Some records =
>>>>>

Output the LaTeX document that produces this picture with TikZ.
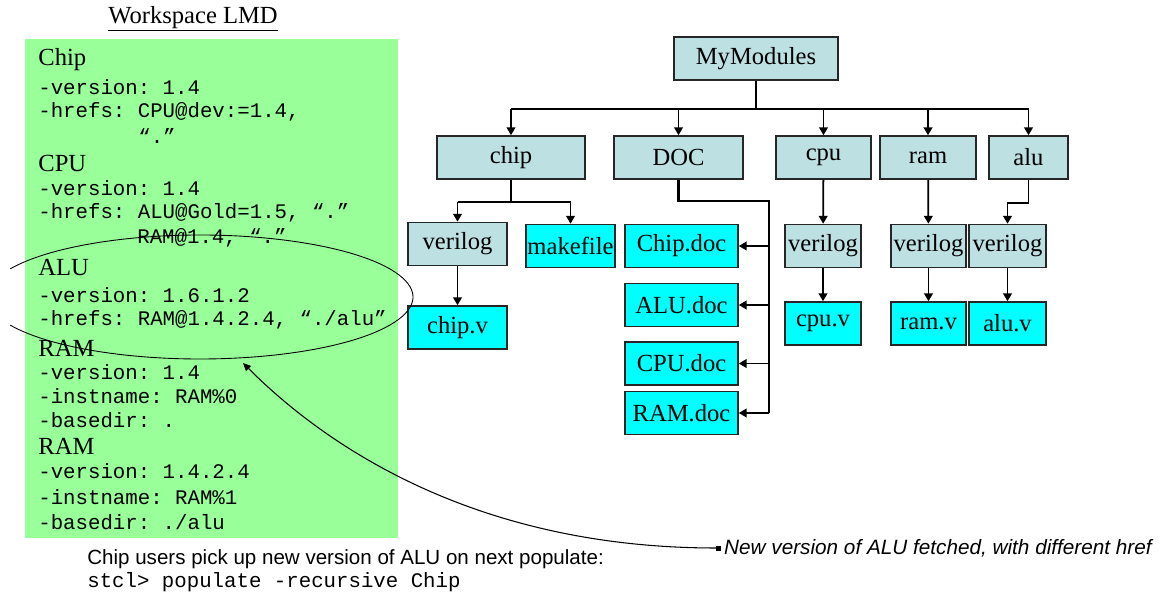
\documentclass[tikz,border=0pt]{standalone}
\usepackage{fontspec}
\setmainfont{Liberation Serif}
\setsansfont{Liberation Sans}
\setmonofont{Liberation Mono}
\usetikzlibrary{arrows.meta}

\definecolor{dirfill}{RGB}{189,224,226}
\definecolor{filefill}{RGB}{0,255,255}
\definecolor{panelfill}{RGB}{153,255,153}

\tikzset{
  dir/.style={draw=black!85, line width=0.9pt, fill=dirfill, inner sep=0pt,
    minimum height=0.86cm, font=\fontsize{14}{16}\selectfont},
  file/.style={dir, fill=filefill},
  wire/.style={line width=1pt},
  link/.style={wire, -{Triangle[length=4.5pt,width=5pt]}},
  heading/.style={anchor=west, inner sep=0pt, font=\fontsize{14}{16}\selectfont},
  code/.style={anchor=west, inner sep=0pt, font=\ttfamily\fontsize{11.8}{14}\selectfont},
}

\begin{document}
\begin{tikzpicture}[x=0.02cm, y=-0.02cm]
  \useasboundingbox (0,0) rectangle (1160,597);

  % workspace panel
  \node[font=\fontsize{14}{16}\selectfont] (ws) at (193,19) {\underline{Workspace LMD}};
  \fill[panelfill] (25,39) rectangle (398,538);
  \foreach \y/\t [count=\i] in {60/Chip, 163/CPU, 268/ALU, 348/RAM, 446/RAM}
    \node[heading] (head\i) at (38,\y) {\t};
  \foreach \x/\y/\t [count=\i] in {
      38/87/{-version: 1.4},
      38/112/{-hrefs: CPU@dev:=1.4,},
      138/136/{“.”},
      38/188/{-version: 1.4},
      38/213/{-hrefs: ALU@Gold=1.5, “.”},
      137/238/{RAM@1.4, “.”},
      38/295/{-version: 1.6.1.2},
      38/320/{-hrefs: RAM@1.4.2.4, “./alu”},
      38/372/{-version: 1.4},
      38/396/{-instname: RAM\%0},
      38/420/{-basedir: .},
      38/471/{-version: 1.4.2.4},
      38/497/{-instname: RAM\%1},
      38/522/{-basedir: ./alu}}
    \node[code] (line\i) at (\x,\y) {\t};

  % module tree
  \node[dir, minimum width=3.28cm] (mods) at (756,58.5) {MyModules};
  \node[dir, minimum width=2.96cm] (chip) at (511,157.5) {chip};
  \node[dir, minimum width=2.58cm] (doc) at (678.5,157.5) {DOC};
  \node[dir, minimum width=1.9cm] (cpu) at (823.5,157.5) {cpu};
  \node[dir, minimum width=1.92cm] (ram) at (928,157.5) {ram};
  \node[dir, minimum width=1.58cm] (alu) at (1028.5,157.5) {alu};

  \node[dir, minimum width=1.98cm] (chipver) at (457.5,244) {verilog};
  \node[file, minimum width=1.78cm] (make) at (570.5,246) {makefile};
  \node[file, minimum width=1.98cm] (chipv) at (457.5,327.5) {chip.v};

  \node[file, minimum width=2.26cm] (chipdoc) at (681.5,246) {Chip.doc};
  \node[file, minimum width=2.26cm] (aludoc) at (681.5,305) {ALU.doc};
  \node[file, minimum width=2.26cm] (cpudoc) at (681.5,363.5) {CPU.doc};
  \node[file, minimum width=2.26cm] (ramdoc) at (681.5,413) {RAM.doc};

  \node[dir, minimum width=1.52cm] (cpuver) at (823,246) {verilog};
  \node[file, minimum width=1.52cm] (cpuv) at (823,323.5) {cpu.v};
  \node[dir, minimum width=1.5cm] (ramver) at (928.5,246) {verilog};
  \node[file, minimum width=1.5cm] (ramv) at (928.5,323.5) {ram.v};
  \node[dir, minimum width=1.54cm] (aluver) at (1007.5,246) {verilog};
  \node[file, minimum width=1.54cm] (aluv) at (1007.5,323.5) {alu.v};

  \draw[wire] (mods.south) -- ++(0,28) coordinate (bus);
  \draw[wire] (chip.north |- bus) -- (alu.north |- bus);
  \foreach \n in {chip,doc,cpu,ram,alu}
    \draw[link] (\n.north |- bus) -- (\n.north);

  \draw[wire] (chip.south) -- ++(0,22) coordinate (cfork);
  \draw[wire] (chipver.north |- cfork) -- (make.north |- cfork);
  \draw[link] (chipver.north |- cfork) -- (chipver.north);
  \draw[link] (make.north |- cfork) -- (make.north);
  \draw[link] (chipver) -- (chipv);

  \coordinate (dcorner) at (769,201);
  \draw[line width=1.5pt] (doc.south) |- (dcorner) -- (dcorner |- ramdoc.east);
  \foreach \d in {chipdoc,aludoc,cpudoc,ramdoc}
    \draw[link] (dcorner |- \d.east) -- (\d.east);

  \draw[link] (cpu) -- (cpuver);
  \draw[link] (cpuver) -- (cpuv);
  \draw[link] (ram) -- (ramver);
  \draw[link] (ramver) -- (ramv);
  \draw[link] (alu.south) -- ++(0,23) -| (aluver.north);
  \draw[link] (aluver) -- (aluv);

  % ring round the ALU entry
  \draw[line width=0.5pt] (200,297) ++(153:4.26cm and 1.24cm)
    arc[start angle=153, end angle=-153, x radius=4.26cm, y radius=1.24cm];

  % note and its pointer
  \node[anchor=west, inner sep=0pt, font=\sffamily\itshape\fontsize{11.8}{14}\selectfont]
    (note) at (716,548) {\rule[2pt]{2.5pt}{2.5pt}\,New version of ALU fetched, with different href};
  \coordinate (hit) at (243,363);
  \draw[line width=0.6pt, -{Triangle[length=4.5pt,width=4pt]}]
    (note.west) .. controls (480,548) and (330,450) .. (hit);

  \node[anchor=west, inner sep=0pt, font=\sffamily\fontsize{11.7}{14}\selectfont]
    (users) at (87,559) {Chip users pick up new version of ALU on next populate:};
  \node[code] (cmd) at (87,582) {stcl> populate -recursive Chip};
\end{tikzpicture}
\end{document}
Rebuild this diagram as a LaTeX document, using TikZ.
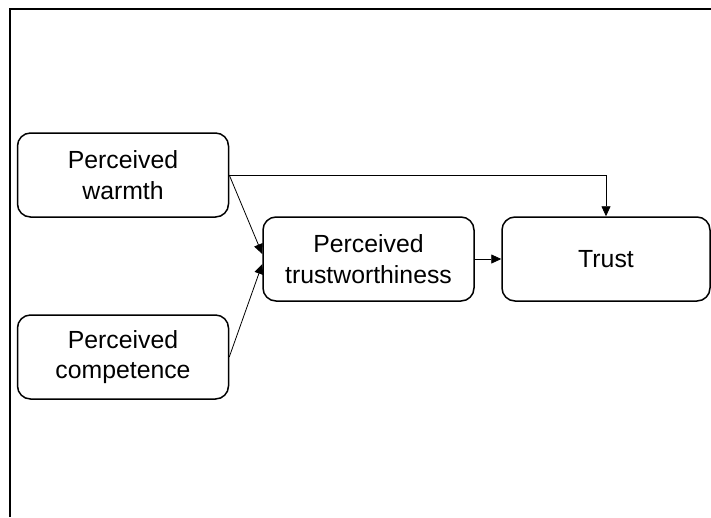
\documentclass[tikz,border=0pt]{standalone}
\usepackage{fontspec}
\setmainfont{Liberation Sans}
\usetikzlibrary{arrows.meta}
\begin{document}
\begin{tikzpicture}[x=1pt,y=-1pt,
  box/.style={draw, line width=1.5pt, rounded corners=13pt, minimum width=211pt, minimum height=84pt, inner sep=0pt, align=center, font=\fontsize{24.8}{30.5}\selectfont},
  conn/.style={line width=0.8pt, -{Triangle[length=10pt,width=9pt]}}]
\useasboundingbox (0,0) rectangle (711,517);
\draw[line width=2pt] (10,517) -- (10,8.5) -- (711,8.5);
\node[box] (warm) at (123,175) {Perceived\\warmth};
\node[box] (comp) at (123,357) {Perceived\\competence};
\node[box] (tw) at (368.5,259) {Perceived\\trustworthiness};
\node[box, minimum width=208pt] (trust) at (606,259) {Trust};
\draw[conn] (warm.east) -- ([yshift=5pt]tw.west);
\draw[conn] (comp.east) -- ([yshift=-5pt]tw.west);
\draw[conn] (warm.east) -| (trust.north);
\draw[conn] (tw.east) -- (trust.west);
\end{tikzpicture}
\end{document}
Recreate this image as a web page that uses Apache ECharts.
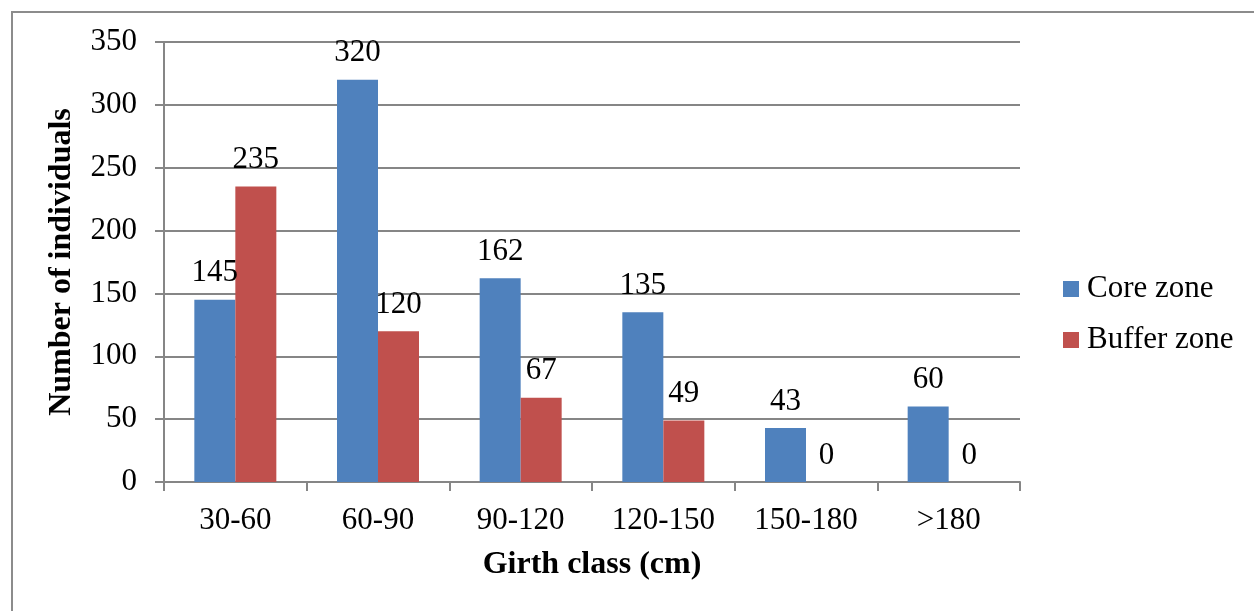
<!DOCTYPE html>
<html>
<head>
<meta charset="utf-8">
<script src="https://cdn.jsdelivr.net/npm/echarts@6/dist/echarts.min.js"></script>
<style>
  html, body { margin: 0; padding: 0; background: #fff; }
  #frame { position: absolute; left: 11px; top: 11px; width: 1243px; height: 600px;
           border-left: 2px solid #8c8c8c; border-top: 2px solid #8c8c8c; box-sizing: border-box; }
  #chart { position: absolute; left: 0; top: 0; width: 1254px; height: 611px; }
</style>
</head>
<body>
<div id="frame"></div>
<div id="chart"></div>
<script>
// Girth class distribution of individuals in core and buffer zones
const girthClasses = ['30-60', '60-90', '90-120', '120-150', '150-180', '>180'];
const coreZone = [145, 320, 162, 135, 43, 60];
const bufferZone = [235, 120, 67, 49, 0, 0];

const serif = '"Liberation Serif", "Times New Roman", serif';
const gridColor = '#868686';
const textSize = 31;
const titleSize = 32;

const chart = echarts.init(document.getElementById('chart'), null, { renderer: 'canvas' });

const labelStyle = {
  show: true,
  position: 'top',
  distance: 11,
  color: '#000',
  fontFamily: serif,
  fontSize: textSize
};

chart.setOption({
  backgroundColor: 'transparent',
  animation: false,
  grid: { left: 164, right: 234, top: 42, bottom: 129 },
  legend: {
    orient: 'vertical',
    left: 1058,
    top: 268,
    itemWidth: 16,
    itemHeight: 16,
    itemGap: 19,
    icon: 'rect',
    textStyle: { fontFamily: serif, fontSize: textSize, color: '#000', lineHeight: 32, padding: [0, 0, 0, 3] },
    data: ['Core zone', 'Buffer zone']
  },
  xAxis: {
    type: 'category',
    data: girthClasses,
    name: 'Girth class (cm)',
    nameLocation: 'middle',
    nameGap: 67,
    nameTextStyle: { fontFamily: serif, fontSize: titleSize, fontWeight: 'bold', color: '#000' },
    axisLine: { lineStyle: { color: gridColor, width: 2 } },
    axisTick: { show: true, length: 9, lineStyle: { color: gridColor, width: 2 } },
    axisLabel: { fontFamily: serif, fontSize: textSize, color: '#000', margin: 23 }
  },
  yAxis: {
    type: 'value',
    min: 0,
    max: 350,
    interval: 50,
    name: 'Number of individuals',
    nameLocation: 'middle',
    nameGap: 86,
    nameTextStyle: { fontFamily: serif, fontSize: titleSize, fontWeight: 'bold', color: '#000' },
    axisLine: { show: true, lineStyle: { color: gridColor, width: 2 } },
    axisTick: { show: true, length: 9, lineStyle: { color: gridColor, width: 2 } },
    axisLabel: { fontFamily: serif, fontSize: textSize, color: '#000', margin: 27 },
    splitLine: { lineStyle: { color: gridColor, width: 2 } }
  },
  series: [
    {
      name: 'Core zone',
      type: 'bar',
      data: coreZone,
      barWidth: 41,
      barGap: '0%',
      itemStyle: { color: '#4F81BD' },
      label: labelStyle
    },
    {
      name: 'Buffer zone',
      type: 'bar',
      data: bufferZone,
      barWidth: 41,
      barGap: '0%',
      itemStyle: { color: '#C0504D' },
      label: labelStyle
    }
  ]
});
</script>
</body>
</html>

<<<<<

Exercise description = Copy nothing but the lines above that run from the one with "Recreate this image" to the one with "const titleSize = 32;", ends included; pictures stay out.

Solution =
Recreate this image as a web page that uses Apache ECharts.
<!DOCTYPE html>
<html>
<head>
<meta charset="utf-8">
<script src="https://cdn.jsdelivr.net/npm/echarts@6/dist/echarts.min.js"></script>
<style>
  html, body { margin: 0; padding: 0; background: #fff; }
  #frame { position: absolute; left: 11px; top: 11px; width: 1243px; height: 600px;
           border-left: 2px solid #8c8c8c; border-top: 2px solid #8c8c8c; box-sizing: border-box; }
  #chart { position: absolute; left: 0; top: 0; width: 1254px; height: 611px; }
</style>
</head>
<body>
<div id="frame"></div>
<div id="chart"></div>
<script>
// Girth class distribution of individuals in core and buffer zones
const girthClasses = ['30-60', '60-90', '90-120', '120-150', '150-180', '>180'];
const coreZone = [145, 320, 162, 135, 43, 60];
const bufferZone = [235, 120, 67, 49, 0, 0];

const serif = '"Liberation Serif", "Times New Roman", serif';
const gridColor = '#868686';
const textSize = 31;
const titleSize = 32;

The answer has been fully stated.